Take shelter: recensione

L’ARRIVO DELL’APOCALISSE: PARANOIA O REALTA’ PER MICHAEL SHANNON?

Ci sono pochi film che sanno prenderti alla gola e infine scuoterti dentro, per lasciarti poi un certo senso di disagio all’uscita della sala. Take Shelter, opera numero 2 di Jeff Nichols – dopo l’inedito Shotgun Stories– si configura in questo senso, facendo leva sia su paure ancestrali come la paura dell’apocalisse sia su tematiche che fanno parte della vita di tutti i giorni.

Curtis LaForche è un operaio con una bellissima moglie e una figlia sordomuta che vive come un uomo rispettabile nella cittadina di Elyria, Ohio. Tuttavia delle visioni agghiaccianti fanno capolino nei suoi sogni, scene di piogge dal colore minaccioso e di stormi che si abbattono su di lui e sua figlia e lentamente la sua credibilità di fronte al resto della comunità viene meno. Curtis a questo punto si convince a costruire un rifugio sotto terra nel caso che qualcosa di minaccioso si abbatta sulla cittadina e forse sul mondo. Ma allo stesso tempo si dovrà confrontare col suo passato e con il fatto che la madre è stata afflitta da una schizofrenia paranoide. E se fosse toccata anche a lui la stessa sorte?

Chi conosce Michael Shannon, star della pellicola, sa che è uno dei grandi outsider di Hollywood. Oltre ad aver lavorato con autori del calibro di Sam Mendes, Friedkin e Herzog, è anche uno dei volti fissi della serie Boardwalk Empire e sarà il cattivo dell’atteso Superman: Man Of Steel, targato Zack Snyder. Personaggi fuori dall’ordinario e reazioni al limite sono all’ordine del giorno per l’attore candidato all’Oscar e il personaggio di Curtis LaForche non fa eccezione, anche se tutto sommato noi spettatori siamo sempre dalla sua parte. In cabina di regia Nichols si presenta come un maestro della macchina da presa che con poche grandi intuizioni sa come creare la tensione: una scena in macchina sotto la pioggia in particolare riesce a renderla degna di un film di zombie di Romero per la suspence che riesce a suscitare. Ma il film va oltre le atmosfere che propone. In fondo Take Shelter non è altro che la storia di un padre che mette in discussione la propria autorità di padre ed è lì che scoppia la crisi.
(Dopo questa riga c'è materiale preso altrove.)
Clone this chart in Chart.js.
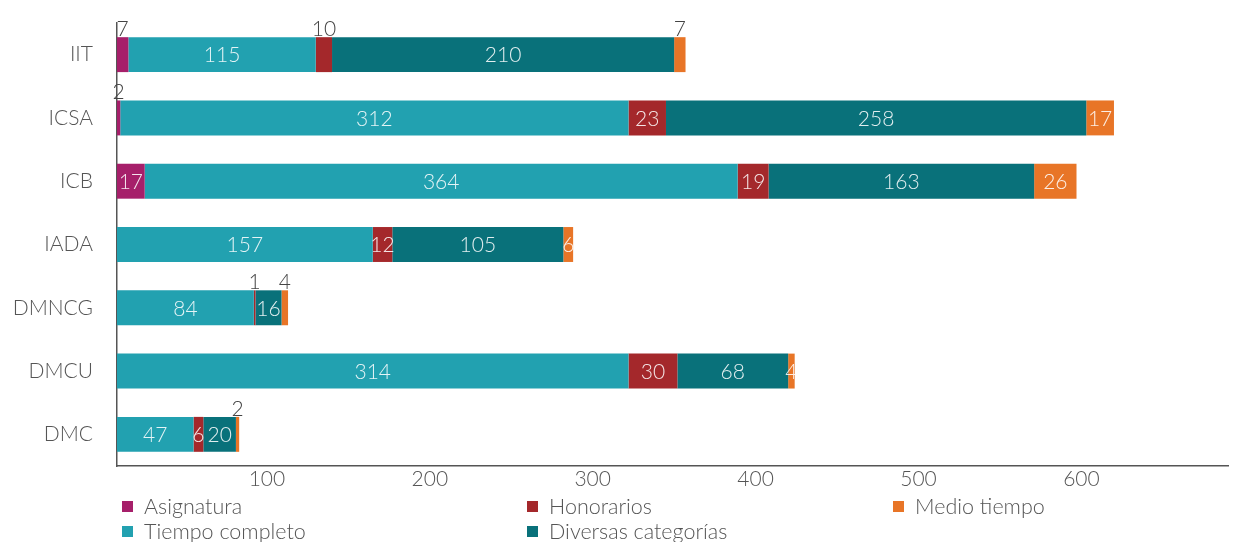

Sembra domandarsi: ho una moglie bellissima e una figlia sordomuta molto più reattiva di quante la circondano a scuola, ma sono in grado di dar loro la protezione che meritano? Shannon è l’uomo comune alle prese con un disagio esistenziale e anche se la sua situazione è esagerata molti padri in difficoltà si troveranno in perfetta empatia col suo personaggio. Una splendida Jessica Chastain gli fa da spalla e come moglie di un marito in difficoltà riesce a essere ben in parte, offrendo pure lei qualche scossone di tanto in tanto: nella scena del sogno sa essere inquietante come una delle “femmes fatales” di lynchana memoria. Ma se dovessimo cercare un corrispettivo filmico a Take Shelter sarebbe Donnie Darko per la paura dell’apocalisse e il malessere esistenziale in comune tra i due protagonisti e certo free-cinema inglese per la rappresentazione del contesto lavorativo del protagonista. Come rappresentazione della follia quest’anno c’è stato anche il recente La fuga di Martha, ma in confronto a questo, l’opera prima di Sean Durkin sembrava un mero esercizio di stile, nonostante la bravura della protagonista.

In questo periodo in cui ci si sente afflitti dalla calura estiva, un’opera così riuscita e che ci sa tenere incollati alla poltrona con così poco ha proprio bisogno di visibilità. Siamo lontani dall’ombra di certo cinema convenzionale hollywoodiano: si spera che il cinema indipendente statunitense possa guardare come esempio alla freschezza del secondo film di Nichols, per emozionarci e farci uscire dalla sala con qualche interrogativo e con un brivido lungo la schiena ancora presente.